My mum told me about one man who spoke quite badly about his own father at his funeral. I guess people make them sound amazing because they’ve been cursed with the thing everyone dreads – death, so I think maybe people sympathise with them because of that, and also they’ll want to be careful as it may cause offence to the dead person’s family or friends who are grieving.
Don’t get me wrong…I’m not suggesting that anyone say anything negative at a funeral or memorial! That would just be horrible.
I agree with @Trillian I have seen on at least two occasions, the death of a person is nothing more than an episode in their own dramatic movie, in which they had the starring role. Some people will do anything to be the center of attention.

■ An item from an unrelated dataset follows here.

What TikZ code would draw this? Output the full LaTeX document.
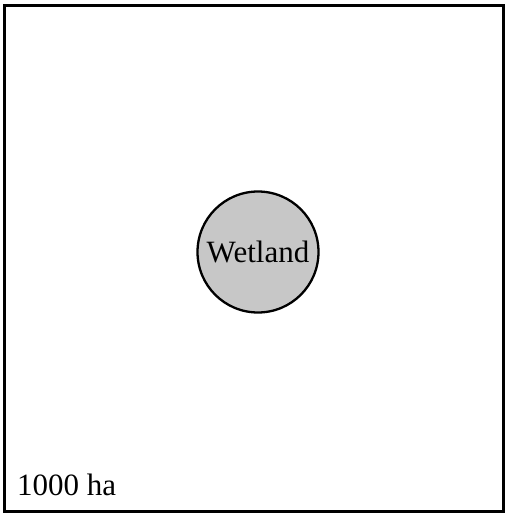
\documentclass[tikz,border=0pt]{standalone}
\usepackage{fontspec}
\setmainfont{Liberation Serif}
\usetikzlibrary{positioning}

\begin{document}
\begin{tikzpicture}[
		x=1pt, y=-1pt,
		every node/.style={
				font=\fontsize{31}{36}\selectfont
			},
		area/.style={
				draw,
				line width=3pt,
				minimum width=499pt,
				minimum height=506pt,
				inner sep=0pt
			},
		pond/.style={
				draw,
				circle,
				fill=black!22,
				line width=2.3pt,
				minimum size=121pt,
				inner sep=0pt
			}
	]
	\useasboundingbox (0,0) rectangle (507,517);

	\node[area] (frame) at (253.5,258) {};
	\node[pond] (wetland) at (258,252) {Wetland};

	\node[anchor=base west, inner sep=0pt] (size) at (17,495) {1000 ha};
\end{tikzpicture}
\end{document}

Either way it is of no benefit they are dead.
For the drama queen, they could care less who it doesn’t benefit!
They say that you don’t know what you’ve got until it’s gone, and that likely holds true for this question too. Extreme situations do have a tendency to change the way that we think at the moment.
I guess I’m thinking of someone who barely knew a person, and that person died, and then that someone acts like it was their best friend in the whoooole world.
Some people may have known him before he became a drunk angry man and choose to embrace that memory is all.
I don’t know about the second part to your question…but you never know how much the deceased may have meant to that person, what role they played on their life…
I don’t know the answer to your questions, but I know I’ve come away from a funeral for someone for whom I had little regard with a feeling of gratitude that not everyone felt as I did. I was glad she was more special for other people and I could give her credit for that.